Stated problem -
Return all lines below containing the word "page".

## start

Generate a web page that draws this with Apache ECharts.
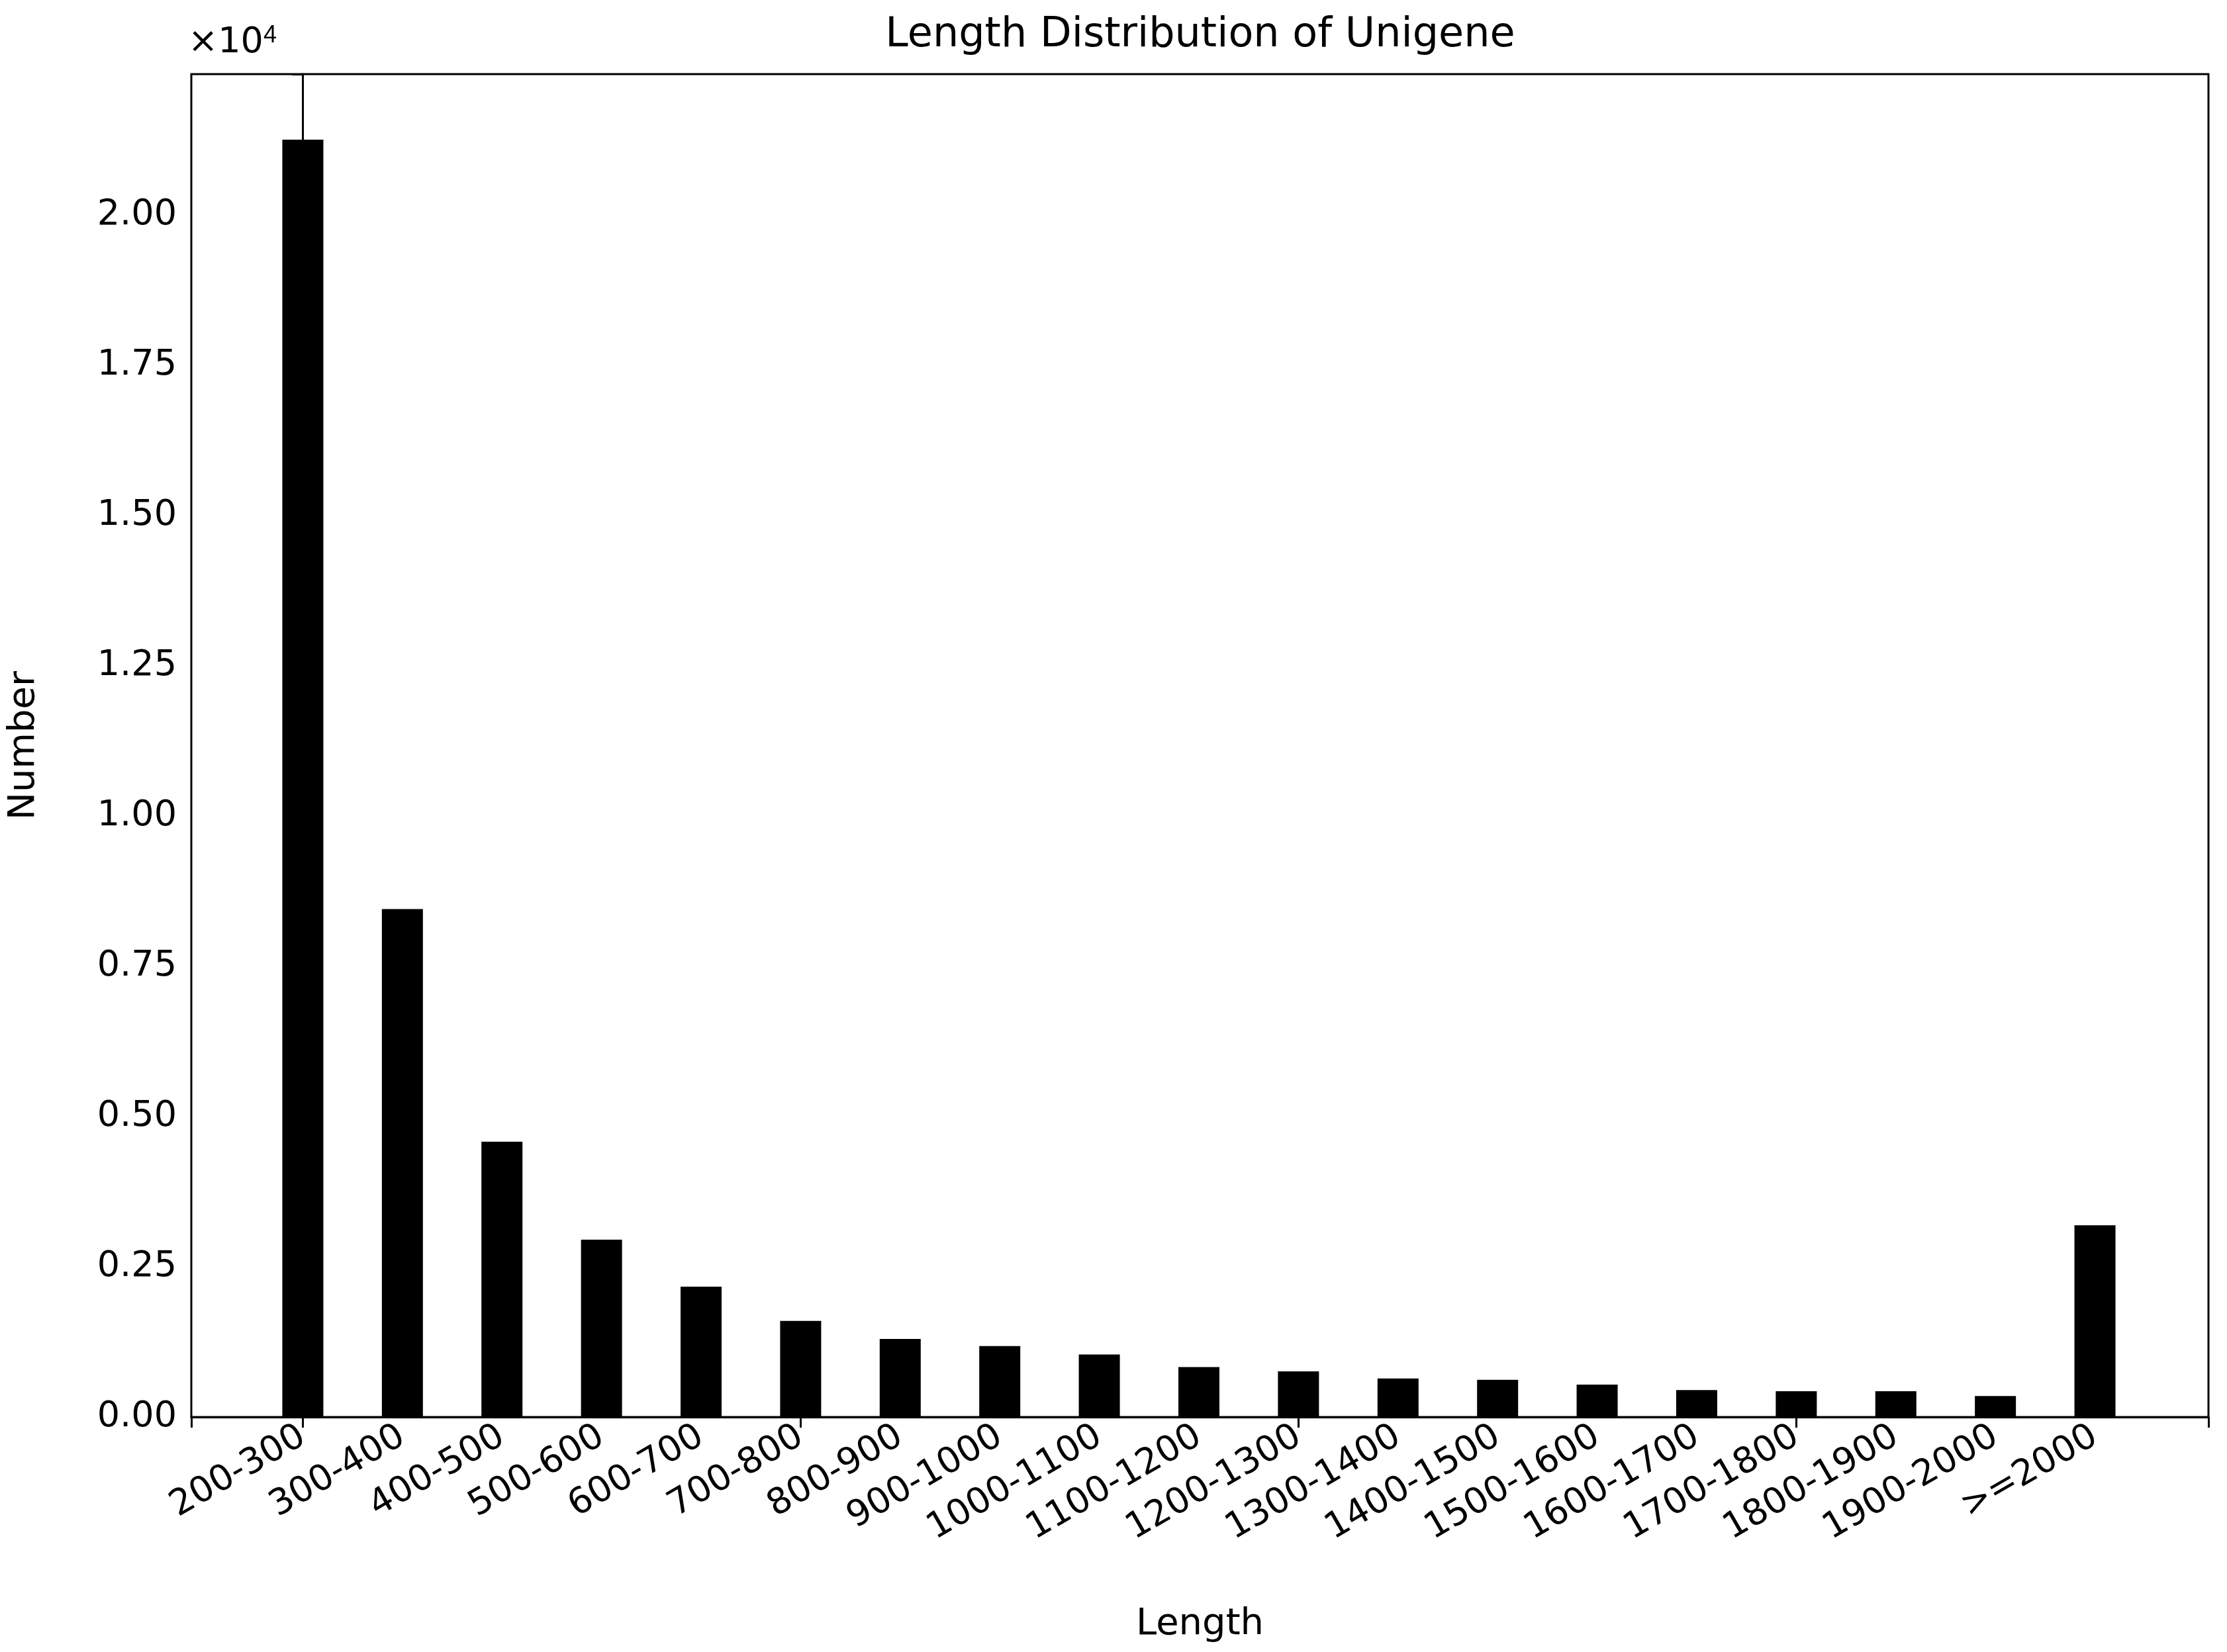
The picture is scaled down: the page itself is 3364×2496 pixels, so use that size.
<!DOCTYPE html>
<html>
<head>
<meta charset="utf-8">
<script src="https://cdn.jsdelivr.net/npm/echarts@6/dist/echarts.min.js"></script>
<style>html,body{margin:0;padding:0;background:#fff}#main{width:3364px;height:2496px}</style>
</head>
<body>
<div id="main"></div>
<script>
const categories = ['200-300', '300-400', '400-500', '500-600', '600-700', '700-800', '800-900',
  '900-1000', '1000-1100', '1100-1200', '1200-1300', '1300-1400', '1400-1500', '1500-1600',
  '1600-1700', '1700-1800', '1800-1900', '1900-2000', '>=2000'];
const counts = [21250, 8450, 4580, 2950, 2170, 1600, 1300, 1180, 1040, 830, 760, 640, 620, 540,
  450, 430, 430, 350, 3190];
const yTicks = [0, 2500, 5000, 7500, 10000, 12500, 15000, 17500, 20000];

const idx = categories.map((c, i) => i);
const font = 'DejaVu Sans';
const chart = echarts.init(document.getElementById('main'));

chart.setOption({
  backgroundColor: '#fff',
  animation: false,
  title: {
    text: 'Length Distribution of Unigene',
    left: 1808, top: 18, textAlign: 'center',
    textStyle: { fontFamily: font, fontSize: 62, fontWeight: 'normal', color: '#000' },
  },
  graphic: [
    { type: 'text', left: 284, top: 36,
      style: { text: '×10{s|4}', rich: { s: { fontSize: 36, verticalAlign: 'top', padding: [0, 0, 22, 0] } },
        fontFamily: font, fontSize: 54, fill: '#000' } },
  ],
  grid: { left: 281, right: 28, top: 112, bottom: 355, show: true, borderColor: '#000', borderWidth: 3 },
  xAxis: {
    type: 'value', min: -1.12, max: 19.14,
    name: 'Length', nameLocation: 'middle', nameGap: 285,
    nameTextStyle: { fontFamily: font, fontSize: 56, color: '#000' },
    splitLine: { show: false },
    axisLine: { show: true, lineStyle: { color: '#000', width: 3 } },
    axisTick: { show: true, inside: false, length: 16, lineStyle: { color: '#000', width: 3 } },
    axisLabel: {
      customValues: idx, rotate: 30, margin: 26,
      formatter: v => categories[Math.round(v)],
      fontFamily: font, fontSize: 54, color: '#000',
    },
  },
  yAxis: {
    type: 'value', min: 0, max: 22340,
    name: 'Number', nameLocation: 'middle', nameGap: 225,
    nameTextStyle: { fontFamily: font, fontSize: 56, color: '#000' },
    splitLine: { show: false },
    axisLine: { show: true, lineStyle: { color: '#000', width: 3 } },
    axisTick: { show: true, inside: false, length: 16, lineStyle: { color: '#000', width: 3 } },
    axisLabel: {
      customValues: yTicks, margin: 22,
      formatter: v => (v / 10000).toFixed(2),
      fontFamily: font, fontSize: 54, color: '#000',
    },
  },
  series: [{
    type: 'bar',
    data: counts.map((v, i) => [i, v]),
    barWidth: 62,
    itemStyle: { color: '#000' },
  }],
});
</script>
</body>
</html>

## end

Output of the task -
Generate a web page that draws this with Apache ECharts.
The picture is scaled down: the page itself is 3364×2496 pixels, so use that size.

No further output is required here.